Rows from a dataset of charts and code:
* Begin *

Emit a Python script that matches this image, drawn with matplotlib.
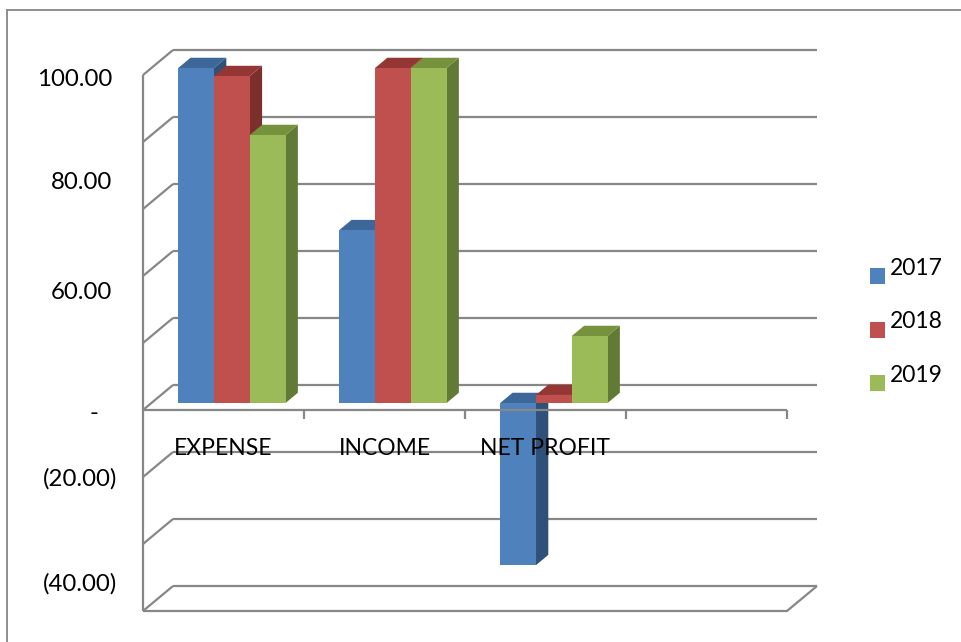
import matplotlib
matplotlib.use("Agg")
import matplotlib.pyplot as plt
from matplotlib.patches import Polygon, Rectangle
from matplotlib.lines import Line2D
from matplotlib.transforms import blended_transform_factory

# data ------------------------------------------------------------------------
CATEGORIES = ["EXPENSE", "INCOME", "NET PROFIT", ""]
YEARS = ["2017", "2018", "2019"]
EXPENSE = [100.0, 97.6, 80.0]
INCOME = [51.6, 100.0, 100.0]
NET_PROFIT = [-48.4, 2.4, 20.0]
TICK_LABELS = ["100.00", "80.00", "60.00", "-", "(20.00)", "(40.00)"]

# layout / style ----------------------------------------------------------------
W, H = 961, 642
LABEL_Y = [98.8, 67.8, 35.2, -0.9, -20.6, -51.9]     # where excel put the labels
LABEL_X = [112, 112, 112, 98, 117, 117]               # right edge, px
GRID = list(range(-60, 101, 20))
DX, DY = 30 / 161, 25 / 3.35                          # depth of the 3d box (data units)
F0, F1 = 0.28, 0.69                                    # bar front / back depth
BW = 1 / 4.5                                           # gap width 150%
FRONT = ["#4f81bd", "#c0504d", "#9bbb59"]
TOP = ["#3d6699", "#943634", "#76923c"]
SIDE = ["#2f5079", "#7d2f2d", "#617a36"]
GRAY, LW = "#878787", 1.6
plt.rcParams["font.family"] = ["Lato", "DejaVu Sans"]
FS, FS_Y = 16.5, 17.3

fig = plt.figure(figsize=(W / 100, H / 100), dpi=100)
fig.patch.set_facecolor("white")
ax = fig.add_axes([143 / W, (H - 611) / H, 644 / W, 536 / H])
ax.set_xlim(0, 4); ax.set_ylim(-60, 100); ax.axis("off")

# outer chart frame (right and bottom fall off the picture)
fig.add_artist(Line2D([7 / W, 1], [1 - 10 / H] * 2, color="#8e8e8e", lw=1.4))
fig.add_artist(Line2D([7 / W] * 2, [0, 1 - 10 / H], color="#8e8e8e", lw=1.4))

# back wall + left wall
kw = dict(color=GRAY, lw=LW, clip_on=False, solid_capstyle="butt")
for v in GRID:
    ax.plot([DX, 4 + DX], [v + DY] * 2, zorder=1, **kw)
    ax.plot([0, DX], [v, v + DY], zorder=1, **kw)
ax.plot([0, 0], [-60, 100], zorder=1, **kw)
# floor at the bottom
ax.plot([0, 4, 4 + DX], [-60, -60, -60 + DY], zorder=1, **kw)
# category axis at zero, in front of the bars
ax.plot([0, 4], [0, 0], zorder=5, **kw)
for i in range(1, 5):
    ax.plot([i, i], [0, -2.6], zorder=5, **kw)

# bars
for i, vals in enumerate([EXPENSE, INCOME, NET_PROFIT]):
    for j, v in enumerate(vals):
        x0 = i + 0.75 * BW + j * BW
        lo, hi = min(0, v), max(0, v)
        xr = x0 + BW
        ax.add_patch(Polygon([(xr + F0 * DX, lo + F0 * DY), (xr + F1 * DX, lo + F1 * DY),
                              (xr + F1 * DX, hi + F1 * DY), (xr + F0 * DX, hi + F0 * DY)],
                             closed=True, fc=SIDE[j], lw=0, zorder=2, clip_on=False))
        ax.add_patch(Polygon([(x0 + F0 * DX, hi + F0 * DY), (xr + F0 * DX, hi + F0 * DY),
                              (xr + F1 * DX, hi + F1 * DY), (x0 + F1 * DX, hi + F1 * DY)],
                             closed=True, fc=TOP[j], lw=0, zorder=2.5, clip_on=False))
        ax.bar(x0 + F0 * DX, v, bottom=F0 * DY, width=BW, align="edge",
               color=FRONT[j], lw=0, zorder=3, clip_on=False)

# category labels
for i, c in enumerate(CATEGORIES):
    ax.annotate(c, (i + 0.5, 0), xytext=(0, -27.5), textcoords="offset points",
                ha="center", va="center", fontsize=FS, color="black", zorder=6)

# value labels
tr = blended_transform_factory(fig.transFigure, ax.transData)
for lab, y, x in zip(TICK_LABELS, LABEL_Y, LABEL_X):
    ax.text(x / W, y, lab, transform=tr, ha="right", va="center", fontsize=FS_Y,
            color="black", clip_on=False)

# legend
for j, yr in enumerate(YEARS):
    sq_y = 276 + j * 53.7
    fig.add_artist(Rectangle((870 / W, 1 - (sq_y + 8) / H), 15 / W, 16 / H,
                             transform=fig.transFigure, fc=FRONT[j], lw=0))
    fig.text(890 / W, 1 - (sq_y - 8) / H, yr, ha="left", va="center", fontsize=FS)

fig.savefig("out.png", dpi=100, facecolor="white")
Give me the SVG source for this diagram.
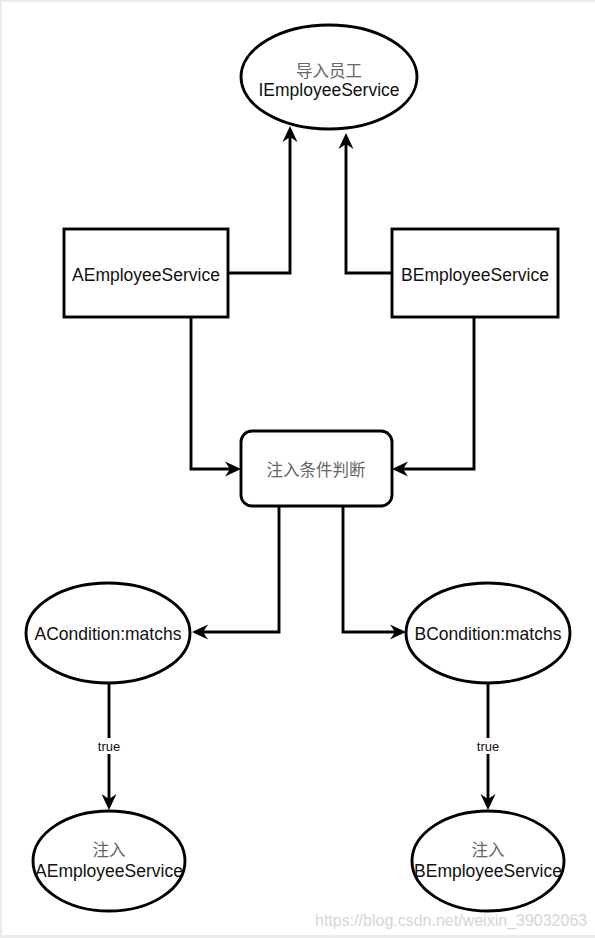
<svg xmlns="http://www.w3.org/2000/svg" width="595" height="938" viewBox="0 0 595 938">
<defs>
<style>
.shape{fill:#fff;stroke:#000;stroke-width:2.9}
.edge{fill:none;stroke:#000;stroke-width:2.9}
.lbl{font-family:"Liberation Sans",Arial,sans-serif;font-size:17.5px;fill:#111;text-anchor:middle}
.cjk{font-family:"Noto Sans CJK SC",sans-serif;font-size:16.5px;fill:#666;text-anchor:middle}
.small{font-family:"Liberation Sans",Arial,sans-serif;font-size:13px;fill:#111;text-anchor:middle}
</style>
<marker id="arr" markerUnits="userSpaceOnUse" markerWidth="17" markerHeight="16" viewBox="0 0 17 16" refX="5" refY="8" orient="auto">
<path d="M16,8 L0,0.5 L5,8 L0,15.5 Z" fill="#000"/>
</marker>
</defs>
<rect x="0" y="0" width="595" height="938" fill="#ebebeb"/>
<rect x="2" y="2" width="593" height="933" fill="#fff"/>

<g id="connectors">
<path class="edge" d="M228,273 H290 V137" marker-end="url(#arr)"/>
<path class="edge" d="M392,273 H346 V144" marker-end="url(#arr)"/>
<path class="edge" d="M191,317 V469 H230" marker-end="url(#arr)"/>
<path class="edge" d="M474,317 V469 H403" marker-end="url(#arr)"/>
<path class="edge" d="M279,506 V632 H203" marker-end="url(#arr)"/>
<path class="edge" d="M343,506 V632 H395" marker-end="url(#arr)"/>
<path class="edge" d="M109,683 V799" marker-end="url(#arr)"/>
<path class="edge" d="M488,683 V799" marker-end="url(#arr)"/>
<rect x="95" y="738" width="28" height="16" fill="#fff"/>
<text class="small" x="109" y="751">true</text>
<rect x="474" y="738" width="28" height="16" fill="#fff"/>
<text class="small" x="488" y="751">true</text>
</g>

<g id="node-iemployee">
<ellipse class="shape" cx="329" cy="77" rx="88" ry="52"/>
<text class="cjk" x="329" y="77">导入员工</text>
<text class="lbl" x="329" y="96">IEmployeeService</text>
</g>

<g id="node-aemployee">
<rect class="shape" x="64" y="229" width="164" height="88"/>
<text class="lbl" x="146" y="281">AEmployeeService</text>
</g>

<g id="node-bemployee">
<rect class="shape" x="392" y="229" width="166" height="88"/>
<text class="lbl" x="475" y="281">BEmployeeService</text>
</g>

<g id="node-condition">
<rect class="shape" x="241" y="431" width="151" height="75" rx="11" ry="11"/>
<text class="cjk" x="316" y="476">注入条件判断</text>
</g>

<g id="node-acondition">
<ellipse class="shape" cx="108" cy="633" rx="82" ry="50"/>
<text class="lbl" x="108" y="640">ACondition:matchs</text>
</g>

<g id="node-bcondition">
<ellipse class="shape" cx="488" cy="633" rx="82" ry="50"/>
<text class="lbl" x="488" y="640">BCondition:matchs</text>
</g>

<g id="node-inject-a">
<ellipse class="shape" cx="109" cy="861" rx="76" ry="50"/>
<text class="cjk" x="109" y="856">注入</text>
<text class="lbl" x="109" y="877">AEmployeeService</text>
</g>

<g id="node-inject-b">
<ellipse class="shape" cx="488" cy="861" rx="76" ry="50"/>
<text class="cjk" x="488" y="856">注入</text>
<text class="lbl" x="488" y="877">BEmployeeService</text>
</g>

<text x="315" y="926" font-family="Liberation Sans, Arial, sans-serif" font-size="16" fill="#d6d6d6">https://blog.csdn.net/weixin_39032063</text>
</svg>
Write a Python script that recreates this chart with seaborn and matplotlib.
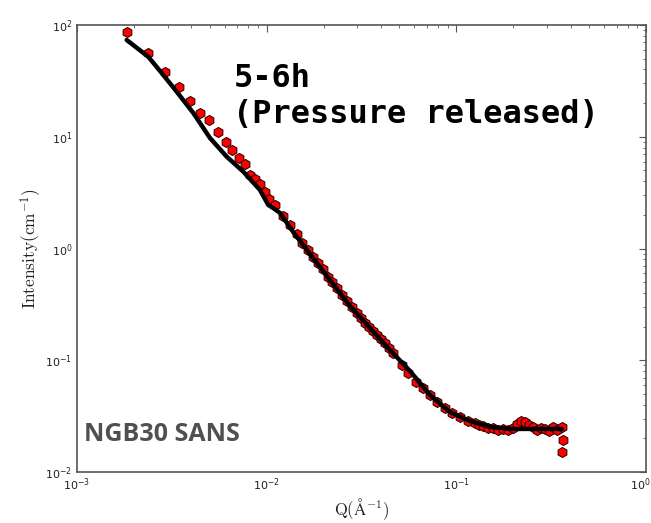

* End *

PROBLEM TO WORK ON: Collect the lines of the data that carry the word "matplotlib".

FULL OUTPUT:
Emit a Python script that matches this image, drawn with matplotlib.
import matplotlib
matplotlib.use("Agg")
import matplotlib.pyplot as plt
from matplotlib.patches import Polygon, Rectangle
from matplotlib.lines import Line2D
from matplotlib.transforms import blended_transform_factory
Write a Python script that recreates this chart with seaborn and matplotlib.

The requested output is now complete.